Martin Provost’s French period drama Violette relates the story of author Violette Leduc and her relationship with Simone de Beauvoir. It stars Emmanuelle Devos and Sandrine Kiberlain and has just opened in Los Angeles ahead of a national roll-out.

Emmanuelle Charlier talks to Provost about period films, casting and the inspiration behind the film. Paris-based Doc & Film handles international sales.

What inspired you to tell this story?

Before shooting my film Séraphine, I published a novel with Editions du Seuil. René de Ceccatty, who was my editor, right away spoke to me about Violette Leduc because she loved Séraphine. He gave me a short essay that she had written after having seen the Exposition of 1947 at the Galerie de France. The way in which Violette spoke of Séraphine appealed to me right away. It was poetic, so intelligent and real.

I recognised myself in it. And so I began to read Violette’s works. Her writing is all together cinematic because her life was simply so interesting. I am inspired by people from modest origins who struggle for their art like Séraphine and Violette, because they have neither education nor cultural codes and they must fight much more than others. To speak of them, to realise them through film – that is for me an opportunity to be as close as possible to the phenomenon of creation at its most organic and visceral state. For me, [creation] is not an intellectual process.

Was it difficult to cast the roles of Violette Leduc and Simone de Beauvoir?

I wrote the role of Violette for Emmanuelle Devos. We had met before the screenplay was written. I wanted her to accept the prosthetic nose, the idea of ugliness. She right away told me, ‘For a comedienne, to make yourself ugly – that’s a gift.’ I don’t think that many comediennes in France would have accepted that. She played the game magnificently. Emmanuelle has a uniqueness; a very particular sensibility. For me, she was the ideal Violette.
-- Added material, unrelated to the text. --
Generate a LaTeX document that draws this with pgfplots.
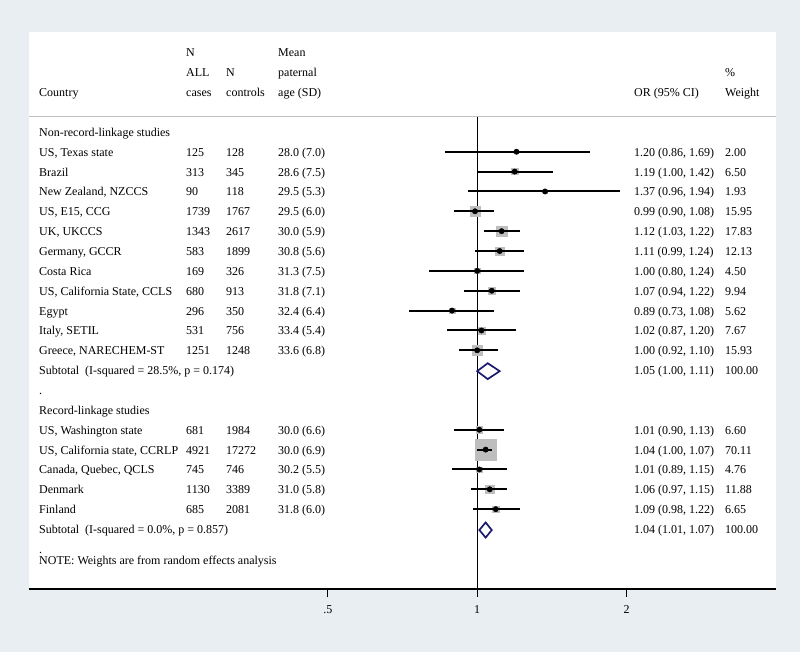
\documentclass[border=0pt]{standalone}
\usepackage{pgfplots}
\pgfplotsset{compat=1.18}
\usepackage{pgfplotstable}
\usepackage{fontspec}
\setmainfont{Liberation Serif}
\definecolor{bg}{RGB}{232,238,242}
\definecolor{sepgray}{RGB}{192,192,192}
\definecolor{boxgray}{RGB}{190,190,190}
\definecolor{navy}{RGB}{26,26,110}

\pgfplotstableread{
row or lo hi w
0 1.20 0.86 1.69 2.00
1 1.19 1.00 1.42 6.50
2 1.37 0.96 1.94 1.93
3 0.99 0.90 1.08 15.95
4 1.12 1.03 1.22 17.83
5 1.11 0.99 1.24 12.13
6 1.00 0.80 1.24 4.50
7 1.07 0.94 1.22 9.94
8 0.89 0.73 1.08 5.62
9 1.02 0.87 1.20 7.67
10 1.00 0.92 1.10 15.93
14 1.01 0.90 1.13 6.60
15 1.04 1.00 1.07 70.11
16 1.01 0.89 1.15 4.76
17 1.06 0.97 1.15 11.88
18 1.09 0.98 1.22 6.65
}\studies

\newcommand\T[3]{\node[txt] at (#1,{156.2+19.86*(#2)}) {#3};}

\begin{document}
\begin{tikzpicture}
\fill[bg] (0,0) rectangle (800bp,-652bp);
\begin{axis}[
  at={(29bp,-589bp)}, anchor=south west,
  scale only axis, width=747bp, height=557bp,
  xmode=log, xmin=0.125, xmax=4,
  ymin=-22.02, ymax=6.03,
  axis x line=bottom, axis y line=none,
  axis line style={-, line width=1.1bp, black},
  xtick={0.5,1,2}, xticklabels={\mbox{.5},\mbox{1},\mbox{2}},
  minor xtick={},
  tick align=outside, major tick length=8bp,
  tick style={line width=1.1bp, black},
  xticklabel style={font=\fontsize{12bp}{14bp}\selectfont, text=black, yshift=-5bp},
  axis background/.style={fill=white},
  clip=false, clip mode=individual,
]
% header separator and null line
\addplot[sepgray, line width=1bp] coordinates {(0.125,1.75) (4,1.75)};
\addplot[black, line width=1.1bp] coordinates {(1,1.75) (1,-22.02)};
% weight boxes
\addplot[scatter, only marks, mark=square*,
  scatter/use mapped color={draw=boxgray, fill=boxgray},
  visualization depends on={1.22*sqrt(\thisrow{w}) \as \msz},
  scatter/@pre marker code/.append style={/tikz/mark size=\msz}]
  table[x=or, y expr=-\thisrow{row}] {\studies};
% CIs
\addplot[only marks, mark=none, black,
  error bars/.cd, x dir=both, x explicit, error mark=none,
  error bar style={line width=2bp, black}]
  table[x=or, y expr=-\thisrow{row},
        x error plus expr=\thisrow{hi}-\thisrow{or},
        x error minus expr=\thisrow{or}-\thisrow{lo}] {\studies};
% point estimates
\addplot[only marks, mark=*, mark size=2.7, black]
  table[x=or, y expr=-\thisrow{row}] {\studies};
% subtotal diamonds
\addplot[navy, line width=1.7bp, fill=white, line join=miter]
  coordinates {(1.00,-11.05) (1.05,-10.65) (1.11,-11.05) (1.05,-11.45)} -- cycle;
\addplot[navy, line width=1.7bp, fill=white, line join=miter]
  coordinates {(1.01,-19.05) (1.04,-18.67) (1.07,-19.05) (1.04,-19.43)} -- cycle;
\end{axis}
\begin{scope}[x=1bp, y=-1bp, txt/.style={anchor=base west, inner sep=0pt, font=\fontsize{12bp}{14bp}\selectfont, text=black}]
\T{186}{-5}{N}
\T{278}{-5}{Mean}
\T{186}{-4}{ALL}
\T{226}{-4}{N}
\T{278}{-4}{paternal}
\T{725}{-4}{\%}
\T{39}{-3}{Country}
\T{186}{-3}{cases}
\T{226}{-3}{controls}
\T{278}{-3}{age (SD)}
\T{634}{-3}{OR (95\% CI)}
\T{725}{-3}{Weight}
\T{39}{-1}{Non-record-linkage studies}
% rows
\T{39}{0}{US, Texas state}\T{186}{0}{125}\T{226}{0}{128}\T{278}{0}{28.0 (7.0)}\T{634}{0}{1.20 (0.86, 1.69)}\T{725}{0}{2.00}
\T{39}{1}{Brazil}\T{186}{1}{313}\T{226}{1}{345}\T{278}{1}{28.6 (7.5)}\T{634}{1}{1.19 (1.00, 1.42)}\T{725}{1}{6.50}
\T{39}{2}{New Zealand, NZCCS}\T{186}{2}{90}\T{226}{2}{118}\T{278}{2}{29.5 (5.3)}\T{634}{2}{1.37 (0.96, 1.94)}\T{725}{2}{1.93}
\T{39}{3}{US, E15, CCG}\T{186}{3}{1739}\T{226}{3}{1767}\T{278}{3}{29.5 (6.0)}\T{634}{3}{0.99 (0.90, 1.08)}\T{725}{3}{15.95}
\T{39}{4}{UK, UKCCS}\T{186}{4}{1343}\T{226}{4}{2617}\T{278}{4}{30.0 (5.9)}\T{634}{4}{1.12 (1.03, 1.22)}\T{725}{4}{17.83}
\T{39}{5}{Germany, GCCR}\T{186}{5}{583}\T{226}{5}{1899}\T{278}{5}{30.8 (5.6)}\T{634}{5}{1.11 (0.99, 1.24)}\T{725}{5}{12.13}
\T{39}{6}{Costa Rica}\T{186}{6}{169}\T{226}{6}{326}\T{278}{6}{31.3 (7.5)}\T{634}{6}{1.00 (0.80, 1.24)}\T{725}{6}{4.50}
\T{39}{7}{US, California State, CCLS}\T{186}{7}{680}\T{226}{7}{913}\T{278}{7}{31.8 (7.1)}\T{634}{7}{1.07 (0.94, 1.22)}\T{725}{7}{9.94}
\T{39}{8}{Egypt}\T{186}{8}{296}\T{226}{8}{350}\T{278}{8}{32.4 (6.4)}\T{634}{8}{0.89 (0.73, 1.08)}\T{725}{8}{5.62}
\T{39}{9}{Italy, SETIL}\T{186}{9}{531}\T{226}{9}{756}\T{278}{9}{33.4 (5.4)}\T{634}{9}{1.02 (0.87, 1.20)}\T{725}{9}{7.67}
\T{39}{10}{Greece, NARECHEM-ST}\T{186}{10}{1251}\T{226}{10}{1248}\T{278}{10}{33.6 (6.8)}\T{634}{10}{1.00 (0.92, 1.10)}\T{725}{10}{15.93}
\T{39}{11}{Subtotal\ \ (I-squared = 28.5\%, p = 0.174)}\T{634}{11}{1.05 (1.00, 1.11)}\T{725}{11}{100.00}
\T{39}{12}{.}
\T{39}{13}{Record-linkage studies}
\T{39}{14}{US, Washington state}\T{186}{14}{681}\T{226}{14}{1984}\T{278}{14}{30.0 (6.6)}\T{634}{14}{1.01 (0.90, 1.13)}\T{725}{14}{6.60}
\T{39}{15}{US, California state, CCRLP}\T{186}{15}{4921}\T{226}{15}{17272}\T{278}{15}{30.0 (6.9)}\T{634}{15}{1.04 (1.00, 1.07)}\T{725}{15}{70.11}
\T{39}{16}{Canada, Quebec, QCLS}\T{186}{16}{745}\T{226}{16}{746}\T{278}{16}{30.2 (5.5)}\T{634}{16}{1.01 (0.89, 1.15)}\T{725}{16}{4.76}
\T{39}{17}{Denmark}\T{186}{17}{1130}\T{226}{17}{3389}\T{278}{17}{31.0 (5.8)}\T{634}{17}{1.06 (0.97, 1.15)}\T{725}{17}{11.88}
\T{39}{18}{Finland}\T{186}{18}{685}\T{226}{18}{2081}\T{278}{18}{31.8 (6.0)}\T{634}{18}{1.09 (0.98, 1.22)}\T{725}{18}{6.65}
\T{39}{19}{Subtotal\ \ (I-squared = 0.0\%, p = 0.857)}\T{634}{19}{1.04 (1.01, 1.07)}\T{725}{19}{100.00}
\T{39}{20}{.}
\node[txt] at (39,564.5) {NOTE: Weights are from random effects analysis};
\end{scope}
\end{tikzpicture}
\end{document}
Casting Simone de Beauvoir was much more difficult. To play someone so well known is intimidating. It was Emmanuelle who told me about Sandrine Kiberlain. I never imagined her as Simone de Beauvoir, but we met and she was convinced both by the screenplay and the fact that she could be Simone de Beauvoir and I accepted. I have not regretted it. In France, Simone de Beauvoir is an icon and the critics acknowledged that her interpretation of the role was incredible.

Where was the film shot?

I shot the beginning of the film in la Creuse, which is a region in France with which I am quite familiar. The central part of the film was shot in Paris, and the interior scenes around Paris. The end of the film was shot in the Midi, in Provence, near St Cézaire and in the Alpes de Haute Provence. Violette’s room was reproduced in the studio. There were also a lot of special effects because it’s very difficult today to recreate the atmosphere of the period. But the effects are very subtle, very integrated in the body of the film. We do not see them. At least, I hope not.

How was the film financed? 

The film was financed by Canal+, Ciné Cinema, France 3, l’Avance du Recette du CNC (National Cinema Centre), SOFICAs (Société pour le Financement du Cinema et de l’Audiovisuel/Company for the financing of films and audio-visual works), Belgain Tax Shelters.

Did you find that it was easier to produce Violette, because it is your second period film?

Yes and no. I made another movie after Séraphine, Où Va La Nuit (The Long Falling) – again with Yolande Moreau [who played Séraphine in Séraphine]. It was good for me because it was not a period film. Yes and no because the expectations grow from film to film. On the one hand, it’s easier because I know my trade better. On the other hand, I continue to search and so I’m constantly questioning what I know. And period films – they’re twice the work.

You have now made two period films based on the lives of female artists. What draws you to their stories?

I am always asked this question and I think I found the answer the other day in Madrid during a Q&A following a screening. Why do I make films about female artists? The question is never asked when it’s about a man. So there is still a long ways to go.